Approximately 18% of the US population suffers from anxiety. In the brain, anxiety is when the sympathetic nervous system and the hypothalamic-pituitary-adrenal (HPA) axis increase activity. As doctor Ratey explains, “By using exercise to combat the symptoms of anxiety, you can treat the state, and as your level of fitness improves, you chip away at the trait. Over time, you teach your brain that the symptoms don’t always spell doom and that you can survive; you’re reprogramming the cognitive misinterpretation.” Overall, exercise while anxious provides a distraction, reduces muscle tension, builds brain resources, teaches different outcome, reroutes your circuits, and improves resilience.

With the emergence of function MRI and PET scans, scientists have been able to see what depression looks like in the brain. Essentially, depression is a change to the “emotional circuitry” of the brain and its messengers such as norepinephrine, dopamine, and serotonin. This leads to a breakdown at the cellular level, in which the brain is trapped in a negative cycle it cannot work its way out of. Dr. Ratey finds that exercise is as good if not better of a prescription for a person suffering from depression than modern drugs like Zoloft or Lexapro. Scientific literature reinforces this idea. In fact, “a review of studies stretching back to 1981 concluded that regular exercise … may play a supporting role in treating severe depression” (Harvard).
What Kind of Exercise and for How Long?
After reading about the numerous positive effects of exercise, you might wonder what types and for how long you should exercise. Unfortunately, it is not clear which type of exercise brings about the best mental benefits. As a rule of thumb, some exercise is better than nothing and more is better than less. Research has shown the more in-shape you are, the better your cognitive health (Wall Street Journal). A variety of studies have shown that aerobic exercise can increase capillary volume in the memory area of the hippocampus, increase neurotransmitters and neurotrophic factors, and encourage neuroplasticity. There is essentially a positive relationship between mental and physical strength. So whether you run, cycle, or swim, you should mix up medium intensity workouts and high intensity workouts to gain the benefits of exercising different muscle groups.
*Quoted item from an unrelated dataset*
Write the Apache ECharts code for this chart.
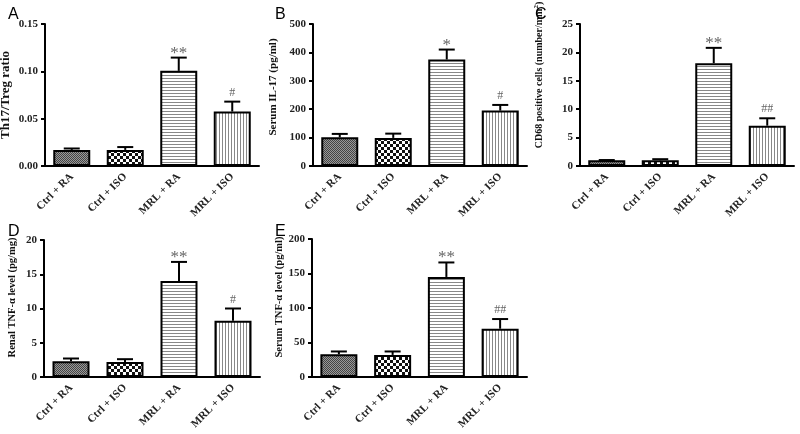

As previously mentioned, although exercise has many physical benefits, there are numerous mental benefits too. Exercise has the ability to help people learn better and increase their motivation. Furthermore, exercise can combat problems such as stress, anxiety, and depression.
Works Cited
"Exercise Boosts Brain Power." Wall Street Journal, 11 Feb. 2011.
Ratey, John J., and Eric Hagerman. Spark: The Revolutionary New Science of Exercise and the Brain. New York: Little, Brown, 2008. Print.
"Regular Exercise Changes the Brain to Improve Memory, Thinking Skills - Harvard Health Blog." Harvard Health Blog RSS. Harvard, 09 Apr. 2014

Reynolds, Gretchen. "How Exercise Could Lead to a Better Brain." The New York Times. The New York Times, 21 Apr. 2012.